In order to keep more tools with me between the property up north, and working on projects down south during the week, I put common tools into a fat .50 cal ammo can. This took forever to pack and unpack, though, so I made a little box out of scraps for loose items. I was surprised with how much more I could fit in the can this way.

On Day 10439 we returned to observe the solar eclipse. We weren't up long enough to do too much else... I did get some wood split, though.

We observed the eclipse with a pinhole, which was pretty fascinating. My first instinct was that the shape of the hole in the tin foil made the crescent shape on the paper, but whichever way it was rotated the sunlight kept the same orientation. Cool.

Next I fashioned eclipse goggles. Knowing the sun is bright, and so is a welding arc, I figured my Shade 10 welding helmet would be dark enough to view the partial eclipse. Not so! After some Googling, I found that a Shade 14 is needed to observe the sun. Holding the cutting goggles in front of the viewplate of the welding helmet created a Shade 15 eclipse watching helmet!

Even with only half the sun blocked, it was noticeably dimmer up at the property. Like the sky looks when there is smoky haze in the air. Looking forward to April of 2024 for next great American eclipse!

The project to strip and rebuild the Case 446 parts machine continues. I'm not sure if I'm going to part this machine out, or repower it with a new engine. The machine is in good condition, and I'd enjoy the project. I'm not sure I need another vehicle to maintain, though. The Case 444 up North can do everything (you know, when it isn't broken.)

Removing and draining the hydraulic system's radiator.

I used my dad's tractor to lift the blown Kawasaki motor out.

Ready for the pressure washer.

For a quick morning project I Frankenstein'd my old laptop, with a dead battery, to run off a 12vdc to 19 vdc converter, and added an extra cooling fan. Why? Because most laptops run off of dc power. The bus stores dc power. Why invert that power, at a loss, to ac, only to convert through the power cord, at a loss, back to dc? I cut out the middleman (alternating current) and found a 10-17v to 19v converter online. The large range on the input will allow for variations while the bus is running without worrying about frying the computer.

I gathered the old laptop, an old spare charger with evidence of a cat having chewed on it, the converter, and a 12vdc fan. 

I hacked out a hole in one of the panels, and glued the fan in. This machine gets hot. Afghan dust and Guatemalan volcanic ash have contributed to the laptop's fan working intermittently.

Fan works!

Hang testing everything. The laptop us running off of the lawn tractor battery.

Everything soldered together, with a jack to plug into the bus's dc system. I added two screws as extended landing gear to keep the rear end elevated and exposed to cooling airflow. I'll bring this machine up to the bus to be the music player & weather station.

Lastly, I struck gold on craigslist twice this past week. I picked up a stakeside flatbed from a couple of dairy farmers out in Vermont. This will be the new dumpbed for the F350. Unloading would have been waaaay easier with my backhoe.

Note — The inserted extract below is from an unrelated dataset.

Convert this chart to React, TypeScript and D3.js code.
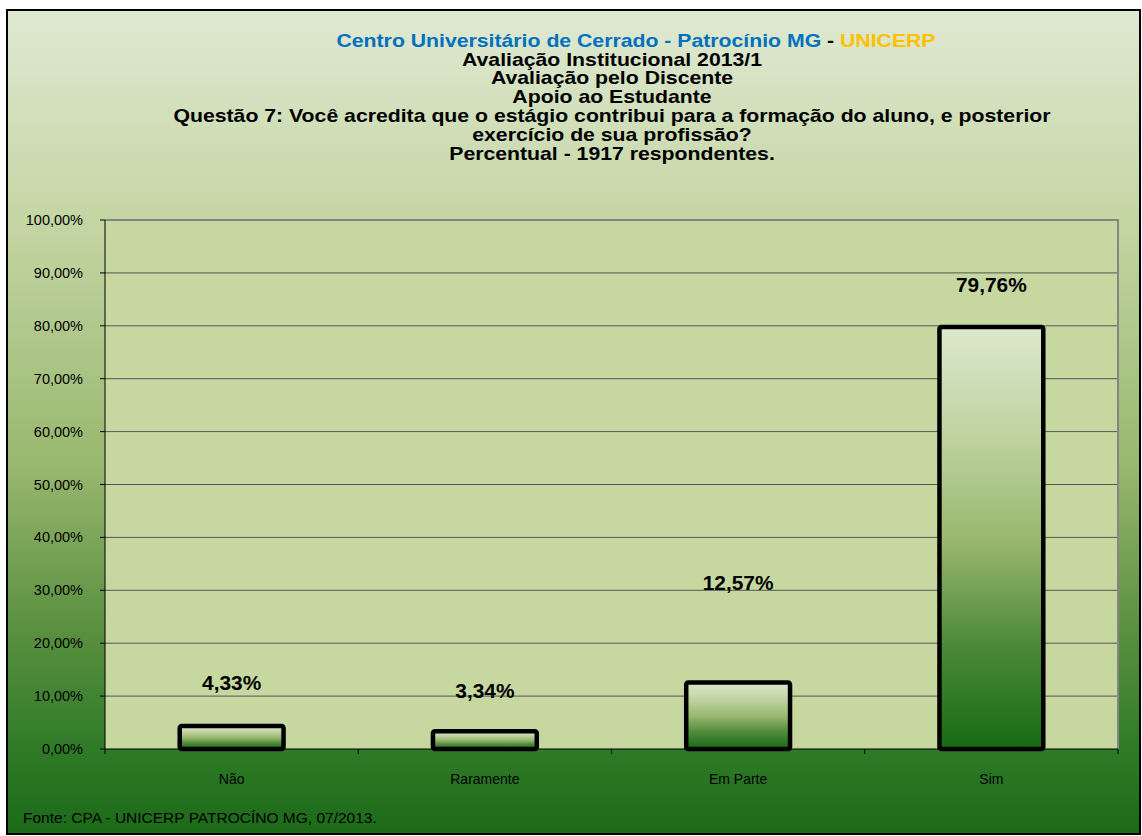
import * as d3 from "d3";

const categories = ["Não", "Raramente", "Em Parte", "Sim"];
const values = [4.33, 3.34, 12.57, 79.76];
const labelLift = [8.15, 7.6, 18.8, 7.9];
const yTicks = [0, 10, 20, 30, 40, 50, 60, 70, 80, 90, 100];
const titleLines = [
  "Avaliação Institucional 2013/1",
  "Avaliação pelo Discente",
  "Apoio ao Estudante",
  "Questão 7: Você acredita que o estágio contribui para a formação do aluno, e posterior",
  "exercício de sua profissão?",
  "Percentual - 1917 respondentes.",
];

const W = 1142;
const H = 836;
const margin = { left: 105, right: 24, top: 220, bottom: 87 };
const font = "'Liberation Sans', Arial, sans-serif";

const fmt = (v: number) => v.toFixed(2).replace(".", ",") + "%";

export default function App() {
  const x = d3
    .scaleBand()
    .domain(categories)
    .range([margin.left, W - margin.right])
    .paddingInner(0.59)
    .paddingOuter(0.295);
  const band = d3.scaleBand().domain(categories).range([margin.left, W - margin.right]);
  const y = d3.scaleLinear().domain([0, 100]).range([H - margin.bottom, margin.top]);
  const x0 = margin.left;
  const x1 = W - margin.right;

  return (
    <svg
      width={W}
      height={H}
      style={{ position: "absolute", left: 0, top: 0 }}
      fontFamily={font}
    >
      <defs>
        <linearGradient id="bg" x1="0" y1="0" x2="0" y2="1">
          <stop offset="0" stopColor="#dfe9d2" />
          <stop offset="0.25" stopColor="#c5d6a5" />
          <stop offset="0.55" stopColor="#99b86f" />
          <stop offset="0.75" stopColor="#5a9040" />
          <stop offset="0.9" stopColor="#2e7a27" />
          <stop offset="1" stopColor="#1b6a18" />
        </linearGradient>
        <linearGradient id="bar" x1="0" y1="0" x2="0" y2="1">
          <stop offset="0" stopColor="#dce9cd" />
          <stop offset="0.25" stopColor="#c0d4a2" />
          <stop offset="0.5" stopColor="#9ab870" />
          <stop offset="0.75" stopColor="#4d8a3a" />
          <stop offset="1" stopColor="#176a15" />
        </linearGradient>
      </defs>
      <rect x={7} y={10} width={1133} height={824} fill="url(#bg)" stroke="#000" strokeWidth={2} />
      <rect
        x={x0}
        y={margin.top}
        width={x1 - x0}
        height={y(0) - margin.top}
        fill="#c6d8a0"
      />
      {yTicks.slice(1, -1).map((t) => (
        <line key={t} x1={x0} x2={x1} y1={y(t)} y2={y(t)} stroke="#555" strokeWidth={1} />
      ))}
      <polyline
        points={`${x0},${margin.top} ${x1},${margin.top} ${x1},${y(0)}`}
        fill="none"
        stroke="#858585"
        strokeWidth={2}
      />
      {categories.map((c, i) => {
        const bx = x(c)!;
        const bw = x.bandwidth();
        const top = y(values[i]);
        return (
          <g key={c}>
            <rect
              x={bx}
              y={top}
              width={bw}
              height={y(0) - top}
              fill="url(#bar)"
              stroke="#000"
              strokeWidth={4.5}
              rx={2}
            />
            <g transform={`translate(${bx + bw / 2},${y(values[i] + labelLift[i]) + 7}) scale(1.07,1)`}>
              <text textAnchor="middle" fontSize={19.5} fontWeight="bold" fill="#000">
                {fmt(values[i])}
              </text>
            </g>
            <text
              x={band(c)! + band.bandwidth() / 2}
              y={y(0) + 35}
              textAnchor="middle"
              fontSize={14}
              fill="#000"
            >
              {c}
            </text>
          </g>
        );
      })}
      <line x1={x0} x2={x0} y1={margin.top} y2={y(0)} stroke="#000" strokeWidth={1} />
      <line x1={x0} x2={x1} y1={y(0)} y2={y(0)} stroke="#000" strokeWidth={1} />
      {yTicks.map((t) => (
        <g key={t}>
          <line x1={x0 - 5} x2={x0} y1={y(t)} y2={y(t)} stroke="#000" />
          <text x={83} y={y(t) + 5} textAnchor="end" fontSize={14.5} fill="#000">
            {fmt(t)}
          </text>
        </g>
      ))}
      {categories.map((c) => (
        <line
          key={"t" + c}
          x1={band(c)! + band.bandwidth()}
          x2={band(c)! + band.bandwidth()}
          y1={y(0)}
          y2={y(0) + 5}
          stroke="#000"
        />
      ))}
      <line x1={x0} x2={x0} y1={y(0)} y2={y(0) + 5} stroke="#000" />
      <g transform="translate(636,46.5) scale(1.18,1)">
        <text textAnchor="middle" fontSize={18} fontWeight="bold">
          <tspan fill="#0070c0">Centro Universitário de Cerrado - Patrocínio MG</tspan>
          <tspan fill="#000"> - </tspan>
          <tspan fill="#ffc000">UNICERP</tspan>
        </text>
      </g>
      {titleLines.map((l, i) => (
        <g key={i} transform={`translate(612,${65.5 + i * 18.8}) scale(1.18,1)`}>
          <text textAnchor="middle" fontSize={18} fontWeight="bold" fill="#000">
            {l}
          </text>
        </g>
      ))}
      <text x={23} y={823} fontSize={15.5} fill="#000">
        Fonte: CPA - UNICERP PATROCÍNO MG, 07/2013.
      </text>
    </svg>
  );
}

This went about as smooth as you'd imagine... it was raining...

I also picked up a Honda generator which had refused to start. I sanded the spark plugs, cleaned out the carburetor of sandy, crystallized gasoline gunk, and it fired right up!

I won't need this for power up north, per se; I could use it as an block heater for the backhoe and the bus, if they are too cold to start. It is a loud and expensive quick fix. I still think I could make a solar radiator heater...

I feel like I haven't accomplished anything until I put a blog post together. Apparently I've been busy.